In a further effort to revitalize and reimagine its downtown core, San Francisco’s Board of Supervisors has passed and the Mayor has signed legislation exempting certain residential conversion projects from development impact fees, including the City’s substantial inclusionary housing fee. The legislation exempts projects that replace non-residential uses with residential uses from development impact fees and affordable housing requirements and removes the deadline to apply to the City’s Commercial to Residential Adaptive Reuse Program.
Background
Policymakers at City Hall have steadily ramped up incentives to convert underutilized commercial space to housing. In July 2023, the City adopted the Residential Adaptive Reuse Program (“Program”), which is designed to facilitate new residential projects in the downtown core by exempting certain projects from a range of Planning Code standards and requirements, including rear yard, open space, streetscape improvements, dwelling unit exposure, bike parking, transportation demand management, and dwelling unit mix requirements. As originally adopted, the Program required that conversion projects submit applications by December 31, 2028.

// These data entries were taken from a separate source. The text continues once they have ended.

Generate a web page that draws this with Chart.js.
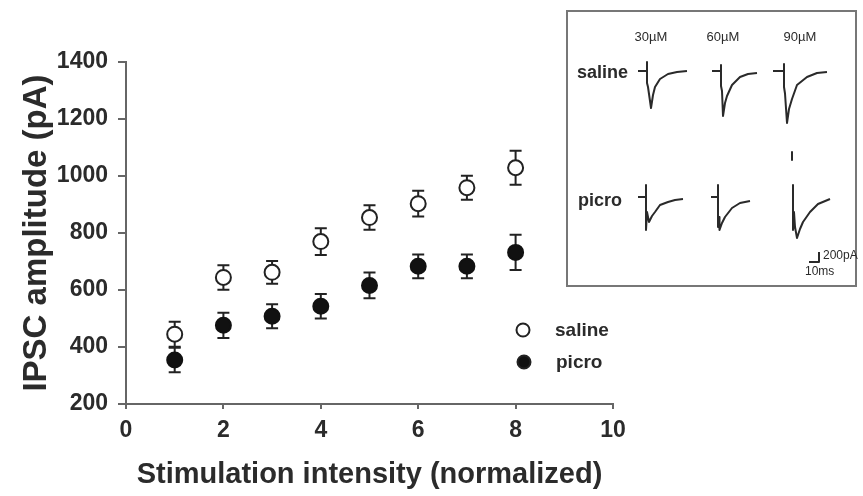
<!DOCTYPE html>
<html>
<head>
<meta charset="utf-8">
<script src="https://cdn.jsdelivr.net/npm/chart.js@4"></script>
<style>
  html, body { margin: 0; padding: 0; background: #fff; }
  #wrap { position: relative; width: 863px; height: 496px; font-family: "Liberation Sans", Arial, sans-serif; color: #2b2b2b; }
  #main { position: absolute; left: 0; top: 0; }
  #inset { position: absolute; left: 566px; top: 10px; width: 287px; height: 273px; border: 2px solid #777; background: #fff; }
  #traces { position: absolute; left: 0; top: 0; }
  .lbl { position: absolute; white-space: nowrap; transform: translate(0, -50%); }
  .c { transform: translate(-50%, -50%); }
</style>
</head>
<body>
<div id="wrap">
  <canvas id="main" width="863" height="496"></canvas>
  <div id="inset">
    <canvas id="traces" width="287" height="273"></canvas>
    <div class="lbl c" style="left:83px;top:24px;font-size:13px">30µM</div>
    <div class="lbl c" style="left:155px;top:24px;font-size:13px">60µM</div>
    <div class="lbl c" style="left:232px;top:24px;font-size:13px">90µM</div>
    <div class="lbl" style="left:9px;top:60px;font-size:18px;font-weight:bold">saline</div>
    <div class="lbl" style="left:10px;top:188px;font-size:18px;font-weight:bold">picro</div>
    <div class="lbl" style="left:255px;top:243px;font-size:12px">200pA</div>
    <div class="lbl" style="left:237px;top:259px;font-size:12px">10ms</div>
  </div>
</div>
<script>
// --- main plot data ---
const intensity  = [1, 2, 3, 4, 5, 6, 7, 8];
const salineMean = [445, 644, 662, 770, 854, 903, 959, 1029];
const salineErr  = [44, 43, 40, 47, 43, 45, 42, 60];
const picroMean  = [354, 476, 508, 543, 616, 683, 683, 732];
const picroErr   = [43, 44, 42, 43, 45, 42, 42, 62];

// --- inset traces: [ms from stimulus, pA from baseline] ---
const saline30 = [[-9,0],[0,0],[0,180],[0,-240],[1,-320],[4,-740],[6,-480],[8,-320],[13,-160],[21,-60],[30,-20],[40,0]];
const saline60 = [[-9,0],[0,0],[0,120],[0,-300],[1,-400],[2,-900],[4,-640],[6,-500],[11,-280],[19,-120],[27,-60],[36,-40]];
const saline90 = [[-11,0],[0,0],[0,140],[0,-320],[1,-450],[3,-1040],[5,-760],[8,-560],[13,-280],[23,-120],[33,-40],[43,-20]];
const picro30  = [[-8,0],[0,0],[0,240],[0,-660],[1,-300],[3,-500],[6,-380],[9,-300],[14,-160],[22,-100],[29,-60],[37,-40]];
const picro60  = [[-7,0],[0,0],[0,240],[0,-600],[1,-400],[1.5,-660],[4,-520],[7,-400],[14,-220],[22,-120],[32,-80]];
const picro90  = [[0,240],[0,-660],[1,-500],[1,-300],[2,-600],[4,-820],[7,-640],[10,-500],[17,-300],[25,-140],[37,-40]];
const picro90Mark = [[-1,900],[-1,740]];
const scaleBar = [[241,-3820],[251,-3820],[251,-3620]];

const TEXT = '#2b2b2b';
const AXIS = '#666';

const errorBars = {
  id: 'errorBars',
  beforeDatasetsDraw(chart) {
    const { ctx, scales: { x, y } } = chart;
    ctx.save();
    ctx.strokeStyle = '#222';
    ctx.lineWidth = 2;
    chart.data.datasets.forEach(ds => {
      ds.data.forEach((p, i) => {
        const px = x.getPixelForValue(p.x);
        const top = y.getPixelForValue(p.y + ds.err[i]);
        const bot = y.getPixelForValue(p.y - ds.err[i]);
        ctx.beginPath();
        ctx.moveTo(px, top); ctx.lineTo(px, bot);
        ctx.moveTo(px - 6, top); ctx.lineTo(px + 6, top);
        ctx.moveTo(px - 6, bot); ctx.lineTo(px + 6, bot);
        ctx.stroke();
      });
    });
    ctx.restore();
  }
};

const legendBox = {
  id: 'legendBox',
  afterDraw(chart) {
    const ctx = chart.ctx;
    const items = [
      { label: 'saline', fill: '#fff', cx: 523, cy: 330 },
      { label: 'picro',  fill: '#111', cx: 524, cy: 362 }
    ];
    ctx.save();
    ctx.font = 'bold 19px "Liberation Sans", Arial, sans-serif';
    ctx.textBaseline = 'middle';
    items.forEach(it => {
      ctx.beginPath();
      ctx.arc(it.cx, it.cy, 6.5, 0, Math.PI * 2);
      ctx.fillStyle = it.fill;
      ctx.fill();
      ctx.lineWidth = 2;
      ctx.strokeStyle = '#222';
      ctx.stroke();
      ctx.fillStyle = TEXT;
      ctx.fillText(it.label, it.cx + 32, it.cy + 1);
    });
    ctx.restore();
  }
};

new Chart(document.getElementById('main'), {
  type: 'scatter',
  data: {
    datasets: [
      {
        label: 'saline',
        data: intensity.map((x, i) => ({ x, y: salineMean[i] })),
        err: salineErr,
        pointRadius: 7.5,
        pointBackgroundColor: '#fff',
        pointBorderColor: '#222',
        pointBorderWidth: 2
      },
      {
        label: 'picro',
        data: intensity.map((x, i) => ({ x, y: picroMean[i] })),
        err: picroErr,
        pointRadius: 7.5,
        pointBackgroundColor: '#111',
        pointBorderColor: '#111',
        pointBorderWidth: 2
      }
    ]
  },
  options: {
    responsive: false,
    animation: false,
    layout: { padding: { top: 62, right: 250, left: 0, bottom: 0 } },
    plugins: { legend: { display: false }, tooltip: { enabled: false } },
    scales: {
      x: {
        min: 0, max: 10,
        afterFit: s => { s.height = 92; },
        ticks: { stepSize: 2, color: TEXT, padding: 8, font: { size: 23, weight: 'bold', family: '"Liberation Sans", Arial' } },
        grid: { drawOnChartArea: false, tickLength: 5, color: AXIS, lineWidth: 2 },
        border: { color: AXIS, width: 2 },
        title: { display: true, text: 'Stimulation intensity (normalized)', color: TEXT, padding: { top: 0, bottom: 4 },
                 font: { size: 29, weight: 'bold', family: '"Liberation Sans", Arial' } }
      },
      y: {
        min: 200, max: 1400,
        afterFit: s => { s.width = 126; },
        ticks: { stepSize: 200, color: TEXT, padding: 10, callback: v => String(v),
                 font: { size: 23, weight: 'bold', family: '"Liberation Sans", Arial' } },
        grid: { drawOnChartArea: false, tickLength: 8, color: AXIS, lineWidth: 2 },
        border: { color: AXIS, width: 2 },
        title: { display: true, text: 'IPSC amplitude (pA)', color: TEXT, padding: { top: 17, bottom: 0 },
                 font: { size: 33, weight: 'bold', family: '"Liberation Sans", Arial' } }
      }
    }
  },
  plugins: [errorBars, legendBox]
});

// --- inset: place traces by stimulus time (ms) and row baseline (pA) ---
const traceList = [saline30, saline60, saline90, picro30, picro60, picro90, picro90Mark, scaleBar];
const traceT    = [79, 153, 216, 78, 150, 225, 225, 0];
const traceI    = [0, 0, 0, -2520, -2520, -2520, -2520, 0];

new Chart(document.getElementById('traces'), {
  type: 'scatter',
  data: {
    datasets: traceList.map((tr, k) => ({
      data: tr.map(([t, I]) => ({ x: t + traceT[k], y: I + traceI[k] })),
      showLine: true,
      pointRadius: 0,
      borderColor: '#2a2a2a',
      borderWidth: 2,
      borderJoinStyle: 'round',
      tension: 0
    }))
  },
  options: {
    responsive: false,
    animation: false,
    layout: { padding: 0 },
    plugins: { legend: { display: false }, tooltip: { enabled: false } },
    scales: {
      x: { display: false, min: 0, max: 287 },
      y: { display: false, min: -4280, max: 1180 }
    }
  }
});
</script>
</body>
</html>
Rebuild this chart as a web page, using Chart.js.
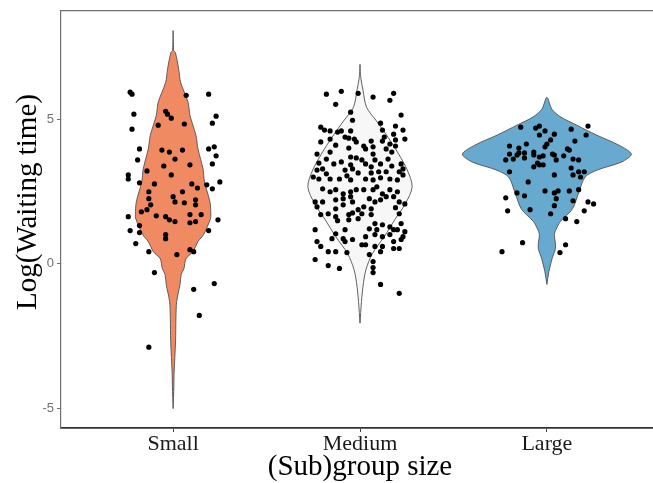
<!DOCTYPE html>
<html>
<head>
<meta charset="utf-8">
<script src="https://cdn.jsdelivr.net/npm/chart.js@4.4.0/dist/chart.umd.min.js"></script>
<style>
  html, body { margin: 0; padding: 0; background: #fff; }
  /* the panel runs a little past the right edge of the picture */
  #wrap { width: 653px; height: 483px; overflow: hidden; }
</style>
</head>
<body>
<div id="wrap"><canvas id="chart" width="663" height="483"></canvas></div>
<script>
// categories / axis
const groups = ['Small', 'Medium', 'Large'];
const yTicks = [-5, 0, 5];
const groupFills = ['#ef8a62', '#f7f7f7', '#67a9cf'];

// violin outlines: levels of log(waiting time) and half width (category units)
const smallLevels = [-5.0, -4.22, -3.81, -2.67, -1.88, -1.30, -0.71, -0.37, -0.16, 0.18, 0.42, 0.77, 1.01, 1.56, 1.70, 2.14, 2.83, 3.28, 3.97, 4.44, 5.13, 5.58, 6.27, 6.72, 7.30, 7.37, 8.06];
const smallWidths = [0, 0.004, 0.005, 0.013, 0.015, 0.019, 0.037, 0.043, 0.058, 0.069, 0.106, 0.133, 0.163, 0.2, 0.202, 0.197, 0.168, 0.16, 0.133, 0.122, 0.09, 0.08, 0.04, 0.03, 0.012, 0.003, 0];

const mediumLevels = [-2.05, -1.30, -0.78, -0.20, 0.35, 0.94, 1.52, 2.07, 2.66, 3.24, 3.79, 4.38, 4.96, 5.41, 6.00, 6.44, 6.89];
const mediumWidths = [0, 0.008, 0.016, 0.032, 0.066, 0.130, 0.186, 0.242, 0.279, 0.253, 0.207, 0.149, 0.085, 0.035, 0.016, 0.004, 0];

const largeLevels = [-0.71, -0.26, 0.18, 0.53, 0.75, 1.01, 1.20, 1.46, 1.90, 2.49, 3.00, 3.24, 3.52, 3.79, 4.10, 4.45, 4.79, 5.07, 5.34, 5.75];
const largeWidths = [0, 0.011, 0.028, 0.046, 0.045, 0.040, 0.05, 0.072, 0.137, 0.172, 0.205, 0.27, 0.40, 0.452, 0.385, 0.265, 0.16, 0.075, 0.027, 0];

// observations: horizontal jitter and log(waiting time)
const smallJitter = [-0.23,-0.22,0.07,0.19,-0.21,-0.04,-0.03,-0.01,-0.08,0.06,
  0.23,0.21,-0.22,-0.18,-0.19,-0.06,-0.02,0.05,0.01,-0.05,
  0.09,0.19,0.22,0.23,0.21,-0.24,-0.24,-0.14,-0.01,-0.18,
  -0.10,0.10,0.13,0.18,0.25,0.21,-0.13,-0.13,-0.12,0.00,
  0.05,0.01,0.06,0.12,0.12,-0.17,-0.14,-0.24,-0.09,-0.04,
  -0.02,0.01,0.09,0.15,0.09,0.12,0.24,-0.23,-0.18,-0.18,
  -0.04,-0.04,0.19,-0.20,-0.13,0.02,0.09,0.11,-0.10,0.11,
  0.22,0.14,-0.13];
const smallValues = [5.93,5.86,5.82,5.86,5.17,5.27,5.17,5.03,4.79,4.83,
  5.10,4.86,4.65,3.97,3.59,3.93,3.86,3.93,3.62,3.38,
  3.42,3.97,4.04,3.73,3.45,3.07,2.93,3.21,3.07,2.80,
  2.76,2.76,2.62,2.73,2.83,2.59,2.49,2.25,2.04,2.32,
  2.49,2.14,2.11,2.21,2.04,1.80,1.87,1.63,1.66,1.63,
  1.52,1.46,1.70,1.70,1.42,1.46,1.52,1.15,1.32,1.08,
  1.01,0.87,1.15,0.70,0.42,0.32,0.49,0.42,-0.30,-0.88,
  -0.68,-1.78,-2.88];

const mediumJitter = [-0.18,-0.10,-0.01,0.07,0.18,0.16,-0.13,-0.05,0.22,-0.04,
  0.11,-0.21,-0.19,-0.16,-0.12,-0.10,-0.05,0.12,0.19,0.23,
  0.18,-0.08,-0.06,-0.03,-0.02,-0.16,-0.21,0.13,0.12,0.19,
  0.24,0.06,-0.13,-0.06,0.02,0.03,0.07,0.14,0.16,0.19,
  0.17,-0.16,-0.23,-0.05,-0.02,0.01,0.07,0.08,0.15,-0.22,
  -0.18,-0.14,-0.10,-0.05,0.03,0.06,0.11,0.17,0.22,0.23,
  -0.23,-0.20,-0.18,-0.08,-0.04,-0.01,0.06,0.10,0.14,0.21,
  0.23,-0.25,-0.22,-0.16,-0.11,-0.07,-0.05,0.03,0.07,0.11,
  0.16,0.20,0.09,-0.20,-0.16,-0.13,-0.09,-0.05,-0.02,0.02,
  0.07,0.12,0.16,0.20,-0.24,-0.20,-0.13,-0.09,-0.05,-0.04,
  0.05,0.08,0.11,0.14,0.18,0.21,0.24,-0.23,-0.13,-0.09,
  -0.01,0.02,0.06,0.19,-0.21,-0.17,-0.13,-0.06,-0.04,0.01,
  0.06,0.21,-0.12,-0.06,-0.01,0.08,0.12,0.16,0.22,0.05,
  0.09,-0.24,-0.08,-0.13,0.18,0.20,0.24,0.03,0.08,0.12,
  0.16,0.23,-0.15,-0.09,-0.04,-0.08,-0.23,0.18,0.22,-0.21,
  0.01,0.03,0.08,0.12,0.18,0.21,-0.17,-0.13,-0.07,0.05,
  0.11,-0.24,0.07,-0.17,-0.11,0.07,0.07,0.11,0.21];
const mediumValues = [5.86,5.96,5.89,5.76,5.89,5.65,5.51,5.24,5.14,4.96,
  4.86,4.72,4.62,4.59,4.55,4.59,4.59,4.62,4.76,4.62,
  4.48,4.38,4.34,4.31,4.21,4.31,4.21,4.38,4.24,4.28,
  4.31,4.24,4.10,4.00,4.07,3.97,4.04,3.97,4.14,4.07,
  3.86,3.86,3.79,3.69,3.66,3.59,3.79,3.59,3.62,3.48,
  3.62,3.45,3.52,3.42,3.45,3.35,3.45,3.38,3.45,3.28,
  3.24,3.28,3.11,3.24,3.28,3.14,3.14,3.18,3.18,3.18,
  3.07,3.00,2.93,2.93,2.93,3.04,2.90,2.93,2.90,2.97,
  2.93,2.90,2.66,2.59,2.49,2.56,2.42,2.49,2.56,2.56,
  2.56,2.42,2.56,2.49,2.14,2.14,2.21,2.25,2.32,2.14,
  2.25,2.14,2.21,2.32,2.32,2.14,2.07,1.97,1.90,2.04,
  1.87,1.97,1.90,1.94,1.70,1.73,1.63,1.70,1.76,1.73,
  1.70,1.73,1.49,1.52,1.56,1.39,1.35,1.28,1.39,1.21,
  1.18,1.18,1.18,1.04,1.18,1.18,1.11,0.94,1.01,0.94,
  1.01,0.94,0.87,0.87,0.84,0.77,0.77,0.77,0.84,0.60,
  0.66,0.66,0.60,0.60,0.53,0.53,0.42,0.42,0.39,0.32,
  0.42,0.15,0.08,-0.06,-0.16,-0.13,-0.30,-0.71,-1.02];

const largeJitter = [-0.14,-0.06,-0.04,-0.01,-0.04,0.04,0.13,0.22,0.21,0.02,
  0.00,0.15,-0.20,-0.15,-0.11,-0.01,0.11,-0.20,-0.16,-0.15,
  -0.12,-0.07,-0.07,-0.04,0.03,0.04,0.09,0.12,-0.22,-0.18,
  -0.12,-0.02,-0.05,-0.04,-0.07,-0.02,0.05,0.14,0.17,0.13,
  -0.20,0.04,0.14,0.17,0.20,0.18,-0.10,-0.16,-0.12,-0.01,
  0.04,0.06,0.12,0.17,-0.22,0.05,0.14,0.22,0.25,-0.21,
  -0.09,0.04,0.02,0.20,0.10,0.16,-0.13,0.10,-0.24,0.07];
const largeValues = [4.72,4.69,4.76,4.59,4.45,4.48,4.65,4.76,4.45,4.28,
  4.14,4.24,4.07,4.00,4.14,4.04,3.97,3.79,3.76,3.83,
  3.83,3.86,3.76,3.69,3.79,3.76,3.73,3.93,3.59,3.62,
  3.66,3.73,3.48,3.42,3.35,3.42,3.59,3.62,3.59,3.31,
  3.18,3.07,3.07,3.18,3.18,3.00,2.83,2.45,2.35,2.52,
  2.45,2.52,2.52,2.56,2.28,2.25,2.18,2.14,2.07,1.83,
  1.87,2.01,1.73,1.83,1.56,1.46,0.73,0.66,0.42,0.39];

const violins = [
  [smallLevels, smallWidths],
  [mediumLevels, mediumWidths],
  [largeLevels, largeWidths]
];
const samples = [
  [smallJitter, smallValues],
  [mediumJitter, mediumValues],
  [largeJitter, largeValues]
];

// closed outline: right side bottom -> top, then left side back down
function violinPath(center, levels, widths) {
  const right = levels.map((y, i) => ({ x: center + widths[i], y: y }));
  const left = levels.map((y, i) => ({ x: center - widths[i], y: y })).reverse();
  return right.concat(left.slice(1));
}

const datasets = [];
samples.forEach(([jit, vals], g) => {
  datasets.push({
    type: 'scatter',
    data: vals.map((v, i) => ({ x: g + jit[i], y: v })),
    pointRadius: 2.6,
    pointBackgroundColor: '#000',
    pointBorderWidth: 0,
    order: 1
  });
});
violins.forEach(([levels, widths], g) => {
  datasets.push({
    type: 'scatter',
    data: violinPath(g, levels, widths),
    showLine: true,
    fill: 'shape',
    backgroundColor: groupFills[g],
    borderColor: '#505050',
    borderWidth: 0.9,
    pointRadius: 0,
    tension: 0.3,
    order: 2
  });
});

const serif = 'Liberation Serif, Times New Roman, serif';
const xMin = -0.6, xMax = 2.6;
const yTitle = 'Log(Waiting time)';

// y title sits a bit above the panel centre in the original
const yTitlePlugin = {
  id: 'yTitle',
  afterDraw(chart) {
    const ctx = chart.ctx;
    ctx.save();
    ctx.translate(28, 202);
    ctx.rotate(-Math.PI / 2);
    ctx.font = '29px ' + serif;
    ctx.fillStyle = '#000';
    ctx.textAlign = 'center';
    ctx.textBaseline = 'middle';
    ctx.fillText(yTitle, 0, 0);
    ctx.restore();
  }
};

new Chart(document.getElementById('chart'), {
  type: 'scatter',
  data: { datasets: datasets },
  plugins: [yTitlePlugin],
  options: {
    responsive: false,
    animation: false,
    layout: { padding: { top: 9, right: 0, bottom: 0, left: 0 } },
    plugins: { legend: { display: false }, tooltip: { enabled: false } },
    scales: {
      x: {
        type: 'linear', position: 'bottom', min: xMin, max: xMax,
        afterBuildTicks: s => { s.ticks = groups.map((g, i) => ({ value: i })); },
        afterFit: s => { s.height = 55; },
        ticks: {
          callback: v => groups[v],
          color: '#1a1a1a',
          font: { family: serif, size: 22 },
          padding: -1, maxRotation: 0, autoSkip: false
        },
        grid: { display: true, drawOnChartArea: false, drawTicks: true, tickLength: 4, tickColor: '#444' },
        border: { display: true, color: '#333', width: 1.8 },
        title: {
          display: true, text: '(Sub)group size', color: '#000',
          font: { family: serif, size: 29 },
          padding: { top: 0, bottom: -2 }
        }
      },
      xTop: {
        type: 'linear', position: 'top', min: xMin, max: xMax,
        ticks: { display: false },
        grid: { display: false, drawTicks: false },
        border: { display: true, color: '#707070', width: 1.2 }
      },
      y: {
        type: 'linear', min: -5.67, max: 8.74,
        afterBuildTicks: s => { s.ticks = yTicks.map(v => ({ value: v })); },
        afterFit: s => { s.width = 61; },
        ticks: {
          color: '#707070',
          font: { family: 'Liberation Sans, Arial, sans-serif', size: 13 },
          padding: 3
        },
        grid: { display: true, drawOnChartArea: false, drawTicks: true, tickLength: 4, tickColor: '#707070' },
        border: { display: true, color: '#707070', width: 1.2 },
        title: { display: false }
      }
    }
  }
});
</script>
</body>
</html>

In March 2024, San Francisco voters approved Proposition C, which waived the City’s real estate transfer tax for first-time transfers on non-residential properties converted to residential use, so long as the property owner receives approvals to convert the property before January 1, 2030. Despite these incentives, residential conversion projects have remained relatively rare.
The Waiver
The new legislation is the City’s latest attempt to chip away at a major challenge for conversion projects in the bay area: high costs. The legislation takes aim at this challenge by waiving development fees and development impact requirements imposed by Chapter 4 of the City’s Planning Code on any net new gross floor area of non-residential use that is converted to residential use, in an amount up to 110% of the gross floor area of the converted uses. Development fees and programs eligible for this waiver include the Transit Impact Development Fee and the Inclusionary Housing Fee.
Eligibility
To be eligible for the waiver, projects must be located in a C-3 zoning district, or a C-2 zoning district east of or fronting Franklin Street/13th Street and north of Townsend Street.
Additionally, projects must replace gross floor area of an existing non-residential use (other than a hotel) with gross floor area of a residential use. This can occur by a change of existing gross floor area or demolition of existing gross floor area and construction of new residential gross floor area. Mixed-use structures are also eligible for the waiver.
The waiver only applies to the first 7,000,000 square feet of gross floor area that replaces non-residential uses, and eligible projects must receive a building or site permit within five years of final entitlement approvals.
The new legislation will be effective on April 6.